The verified headline RTP is 94.00%, with volatility officially listed as medium-high. In practice, I would treat it as high for bankroll planning because the jackpot contribution suppresses the ordinary return and shifts value into rarer events. There may be operator-specific variants in some markets, but 94.00% is the confirmed flagship version and the one players should assume unless a casino states otherwise.
Minimum bet is €0.20 and maximum bet is €125, which is a broad enough spread for casual dabblers and larger-stake jackpot chasers alike. The non-jackpot max win is 7,500x stake, and that is respectable without being elite. The really oversized upside sits in the Dream Drop network, where the top Mega prize can climb to around €2 million.
The cadence feels like a slow base game with sharp feature spikes. You will see some saving throws from fisherman collects and occasional value from fish symbols, but the real juice lives in free spins, Full Net moments, and jackpot triggers. That makes the game playable, not generous.
So is the math fair? Transparent enough, yes. Generous, no. Relax is basically telling you: if you want the progressive dream, you fund the machine for the privilege. I appreciate the honesty more than the payout rate.
This also explains the score. The mechanics are polished and better integrated than most jackpot releases, and the Viking-fish twist is more distinctive than it sounds. But the low RTP drags down the overall value proposition, and a harsh review should punish that because players do not spin with theory - they spin with balance.
Mobile & Performance
This is a modern Relax slot, so the technical side is comfortably above average.
On mobile, the 5x4 layout scales well, the fish values stay readable, and the animations do not choke the action. That matters in a cascade-heavy slot where too much visual drama can slow the experience to a crawl. Here, spins remain snappy and the game state is easy to follow.
The interface is also tidy. Bonus triggers are obvious, multiplier progress is visible, and the jackpot layer does not suffocate the rest of the game.
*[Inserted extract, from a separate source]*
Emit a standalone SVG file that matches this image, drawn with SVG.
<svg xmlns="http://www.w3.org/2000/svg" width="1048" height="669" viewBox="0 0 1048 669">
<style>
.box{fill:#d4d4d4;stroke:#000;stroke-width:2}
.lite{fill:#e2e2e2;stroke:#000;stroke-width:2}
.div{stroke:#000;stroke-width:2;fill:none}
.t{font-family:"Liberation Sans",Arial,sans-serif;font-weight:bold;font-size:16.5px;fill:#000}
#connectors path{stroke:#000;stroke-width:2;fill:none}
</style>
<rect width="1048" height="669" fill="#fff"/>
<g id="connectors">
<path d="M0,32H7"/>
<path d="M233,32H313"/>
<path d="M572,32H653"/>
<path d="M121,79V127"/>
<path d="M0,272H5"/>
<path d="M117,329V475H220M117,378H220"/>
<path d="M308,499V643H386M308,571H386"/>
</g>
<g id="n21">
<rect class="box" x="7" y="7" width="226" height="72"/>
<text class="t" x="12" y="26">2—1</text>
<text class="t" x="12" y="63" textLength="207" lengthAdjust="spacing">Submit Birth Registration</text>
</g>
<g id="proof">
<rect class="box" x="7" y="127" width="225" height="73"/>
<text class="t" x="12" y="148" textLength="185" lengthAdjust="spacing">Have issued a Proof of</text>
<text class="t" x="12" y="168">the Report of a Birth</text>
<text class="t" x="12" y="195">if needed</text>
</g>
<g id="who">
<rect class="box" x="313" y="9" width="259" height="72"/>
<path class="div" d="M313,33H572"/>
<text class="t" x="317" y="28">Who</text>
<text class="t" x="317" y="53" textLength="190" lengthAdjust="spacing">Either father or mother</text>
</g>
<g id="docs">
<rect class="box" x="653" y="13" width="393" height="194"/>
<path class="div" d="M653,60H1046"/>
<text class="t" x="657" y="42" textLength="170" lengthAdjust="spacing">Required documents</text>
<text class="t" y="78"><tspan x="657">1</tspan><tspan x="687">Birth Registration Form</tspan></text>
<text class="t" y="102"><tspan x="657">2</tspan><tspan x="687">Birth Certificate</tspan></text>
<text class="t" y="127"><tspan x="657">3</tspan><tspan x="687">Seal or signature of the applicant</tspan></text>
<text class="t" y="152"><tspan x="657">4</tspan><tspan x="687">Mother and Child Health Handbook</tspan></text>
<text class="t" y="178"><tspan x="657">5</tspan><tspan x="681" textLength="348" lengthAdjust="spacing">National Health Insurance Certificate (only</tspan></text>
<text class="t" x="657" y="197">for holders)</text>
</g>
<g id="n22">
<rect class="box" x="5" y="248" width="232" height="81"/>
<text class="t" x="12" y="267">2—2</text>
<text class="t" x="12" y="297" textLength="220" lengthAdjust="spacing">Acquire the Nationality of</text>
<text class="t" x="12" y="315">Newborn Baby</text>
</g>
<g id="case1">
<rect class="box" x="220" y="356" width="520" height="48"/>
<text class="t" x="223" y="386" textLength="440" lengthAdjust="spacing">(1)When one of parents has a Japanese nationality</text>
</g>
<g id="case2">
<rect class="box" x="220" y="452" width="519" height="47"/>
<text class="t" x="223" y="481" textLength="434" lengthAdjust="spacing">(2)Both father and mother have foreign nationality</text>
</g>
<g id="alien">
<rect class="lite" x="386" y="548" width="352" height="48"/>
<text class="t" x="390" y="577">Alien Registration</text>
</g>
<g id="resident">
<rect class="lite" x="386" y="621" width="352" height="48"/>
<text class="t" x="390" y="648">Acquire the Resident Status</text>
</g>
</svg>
That sounds basic, but too many progressive slots feel like a lobby ad wrapped around a mediocre machine. Cod of Thunder Dream Drop mostly avoids that trap.
Feature buy availability will depend on jurisdiction, and that is worth checking before you get attached to it. In regulated markets with stricter rules, especially those hostile to bonus buys, the experience will lean much harder on base-game patience.
As a pure usability package, it is strong. No gimmicky friction, no ugly scaling, no need to squint. Just clean execution, which is why the expensive buy-in to free spins at least feels like an informed choice.
Who It Suits
This slot suits players who like volatile bonus chasing and do not flinch at jackpot-funded RTP.
If you enjoy Dream Drop titles, fish collectors, and free spins that can suddenly go from polite to unruly, there is plenty to like. The persistent multiplier behavior, the Full Net hit potential, and the live chance at a network jackpot give this game a real identity instead of the usual reskinned-sequel smell.
If you are an RTP purist or someone who wants frequent, dependable base-game returns, look elsewhere. The 94% model is the tax you pay for entry, and no amount of Viking thunder changes the receipt.
My verdict: a well-built jackpot slot with better design sense than many of its rivals, but one that never fully escapes the gravity of its low return. It is exciting, polished, and occasionally nasty in a good way. Just do not confuse that with player-friendly math.
For the right audience, this is a lively, high-risk Dream Drop entry with enough feature synergy to justify attention. For everyone else, it is a handsome reminder that jackpots usually send the bill first.